NAACP board member John Gaskin III says some people may not believe the police account of the incident overnight that left a shooting suspect critically wounded, noting "there's still a tremendous level of distrust between law enforcement and the community."
Nonetheless, Gaskin says he expects Monday night to be free of reactive violence, thievery and destruction.
Gaskin also credited St. Louis County's police chief, Jon Belmar, with distinguishing between activists who marched respectfully to commemorate Brown's death and those who went "off track" and turned violent Sunday night.
Ferguson Action Council, a collaborative effort and coalition of organizations founded after the death of Michael Brown, is the organization responsible for the #UNITEDWEFIGHT weekend of events planned in Ferguson for the anniversary of Michael Brown's death. Monday marks the final day of events, coined #BlackOutMonday and Moral Monday and described as, "Day of civil disobedience and national call to action."
Attorney General Loretta Lynch voiced strong support on Monday for the country's police officers, praising them as peacemakers and encouraging them to be part of the national conversation about improving relationships with minority communities.
The address to the National Fraternal Order of Police in Pittsburgh reaffirmed the Justice Department's support for law enforcement at a time of unease between police departments and the communities they serve.
"Recent events in communities across the country have served as stark and tragic reminders of the tensions that exist in too many neighborhoods between law enforcement officers and the people we serve," Lynch said. "One year after the tragic events in Ferguson, Missouri, we have yet again seen the consequences for officers and residents when those tensions erupt into unrest and violence."
The St.
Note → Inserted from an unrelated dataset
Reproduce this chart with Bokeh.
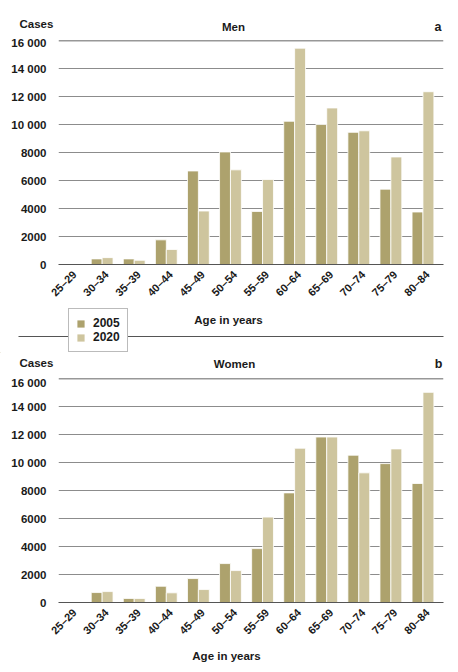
import math
from bokeh.plotting import figure
from bokeh.models import (FactorRange, Range1d, Label, Legend, LegendItem,
                          Span, FixedTicker, ColumnDataSource)
from bokeh.layouts import column
from bokeh.transform import dodge
from bokeh.embed import file_html
from bokeh.resources import INLINE

# ---------------- data ----------------
ages = ["25–29", "30–34", "35–39", "40–44", "45–49", "50–54",
        "55–59", "60–64", "65–69", "70–74", "75–79", "80–84"]
years = ["2005", "2020"]
men_2005 = [0, 400, 400, 1760, 6680, 8040, 3790, 10230, 10000, 9440, 5380, 3750]
men_2020 = [0, 490, 300, 1070, 3820, 6760, 6070, 15450, 11180, 9550, 7680, 12340]
women_2005 = [0, 710, 290, 1160, 1710, 2780, 3850, 7830, 11820, 10520, 9920, 8500]
women_2020 = [0, 780, 290, 690, 925, 2280, 6100, 11020, 11820, 9260, 10970, 15010]
y_ticks = [0, 2000, 4000, 6000, 8000, 10000, 12000, 14000, 16000]
y_tick_labels = ["0", "2000", "4000", "6000", "8000",
                 "10 000", "12 000", "14 000", "16 000"]

FONT = "Liberation Sans"
DARK = "#ada26d"
LIGHT = "#cec59e"
TXT = "#1a1a1a"
W = 450


def strip(height):
    """A bare figure whose frame is the whole canvas (pixel coordinates)."""
    f = figure(width=W, height=height, x_range=Range1d(-8, W - 8),
               y_range=Range1d(0, height), x_axis_location=None,
               y_axis_location=None, min_border=0, min_border_left=0,
               min_border_right=0, min_border_top=0, min_border_bottom=0,
               toolbar_location=None, title=None, frame_align=False,
               output_backend="svg", background_fill_color="white",
               border_fill_color="white")
    f.outline_line_color = None
    f.grid.visible = False
    return f


def text(f, x, y, s, align, size="11.5px"):
    f.add_layout(Label(x=x, y=y, text=s, text_font=FONT,
                       text_font_style="bold", text_font_size=size,
                       text_color=TXT, text_align=align,
                       text_baseline="alphabetic"))


def chart(v05, v20, height, btop, bbottom):
    src = ColumnDataSource(dict(age=ages, y05=v05, y20=v20))
    p = figure(x_range=FactorRange(*ages, range_padding=0),
               y_range=Range1d(0, 16000), title=None, frame_align=False,
               width=W, height=height, output_backend="svg",
               toolbar_location=None, min_border_left=58,
               min_border_right=7, min_border_top=btop,
               min_border_bottom=bbottom,
               background_fill_color="white", border_fill_color="white")
    p.outline_line_color = None
    p.ygrid.ticker = FixedTicker(ticks=y_ticks)
    p.ygrid.grid_line_color = "#8c8c8c"
    p.ygrid.grid_line_width = 1
    p.xgrid.visible = False
    p.add_layout(Span(location=16000, dimension="width",
                      line_color="#333333", line_width=1.3))
    p.vbar(x=dodge("age", -0.31, range=p.x_range), top="y05", width=0.34,
           source=src, fill_color=DARK, line_color="white", line_width=0.8)
    p.vbar(x=dodge("age", 0.03, range=p.x_range), top="y20", width=0.34,
           source=src, fill_color=LIGHT, line_color="white", line_width=0.8)

    p.yaxis.ticker = FixedTicker(ticks=y_ticks)
    p.yaxis.major_label_overrides = {t: l for t, l in zip(y_ticks, y_tick_labels)}
    p.yaxis.axis_line_color = None
    p.yaxis.major_tick_line_color = None
    p.yaxis.minor_tick_line_color = None
    p.yaxis.major_label_standoff = 6
    p.yaxis.major_label_text_font = FONT
    p.yaxis.major_label_text_font_style = "bold"
    p.yaxis.major_label_text_font_size = "11.5px"
    p.yaxis.major_label_text_color = TXT

    p.xaxis.axis_line_color = "#555555"
    p.xaxis.major_tick_line_color = None
    p.xaxis.minor_tick_line_color = None
    p.xaxis.major_label_orientation = math.pi / 4
    p.xaxis.major_label_standoff = 2
    p.xaxis.major_label_text_font = FONT
    p.xaxis.major_label_text_font_style = "bold"
    p.xaxis.major_label_text_font_size = "11px"
    p.xaxis.major_label_text_color = TXT
    return p


# ---- panel a (men) ----
h1 = strip(36)
text(h1, 11, 13, "Cases", "left")
text(h1, 225, 10, "Men", "center")
text(h1, 433, 10, "a", "right", "12.5px")

p1 = chart(men_2005, men_2020, 269, 4, 40)

f1 = strip(48)
text(f1, 220, 34, "Age in years", "center")
f1.segment(x0=[10], x1=[435], y0=[17], y1=[17], line_color="#555555",
           line_width=1)
# legend swatches (one hidden off-canvas point so the swatch has a colour)
d1 = f1.vbar(x=[-500], top=[1], width=1, fill_color=DARK, line_color=None)
d2 = f1.vbar(x=[-500], top=[1], width=1, fill_color=LIGHT, line_color=None)
legend = Legend(items=[LegendItem(label=years[0], renderers=[d1]),
                       LegendItem(label=years[1], renderers=[d2])],
                location=(68, 1), orientation="vertical",
                label_text_font=FONT, label_text_font_style="bold",
                label_text_font_size="12px", label_text_color=TXT,
                glyph_width=9, glyph_height=9, label_height=14,
                label_standoff=8, spacing=0, padding=7, margin=0,
                border_line_color="#777777", border_line_width=1,
                background_fill_color="white", background_fill_alpha=1)
f1.add_layout(legend)

# ---- panel b (women) ----
h2 = strip(23)
text(h2, 11, 14, "Cases", "left")
text(h2, 226, 13, "Women", "center")
text(h2, 434, 13, "b", "right", "12.5px")

p2 = chart(women_2005, women_2020, 267, 2, 40)

f2 = strip(21)
text(f2, 218, 9, "Age in years", "center")

layout = column(h1, p1, f1, h2, p2, f2, spacing=0)
open("out.html", "w").write(file_html(layout, INLINE))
Louis Post-Dispatch reports that one of their reporters, Paul Hampel was beaten, bloodied and robbed by a group of attackers as he covered protests on Sunday night. He spent the night in the hospital.
Kansas City police arrested four people during a protest marking the anniversary. The Kansas City Star reports dozens of protesters gathered near a shopping center Sunday evening.
Police arrested four people who put tape across a roadway and lay down in the street. They were cited for blocking a roadway. Protesters also gathered at another location in Kansas City on Sunday.
Local pastor Michael Brooks said that protest was also to remember Ryan Stokes, a 24-year-old black man killed by Kansas City police in 2013.
Police said Stokes had a gun and didn't obey commands to show his hands. Stokes' family disputes that he had a gun and said he might not have heard the commands.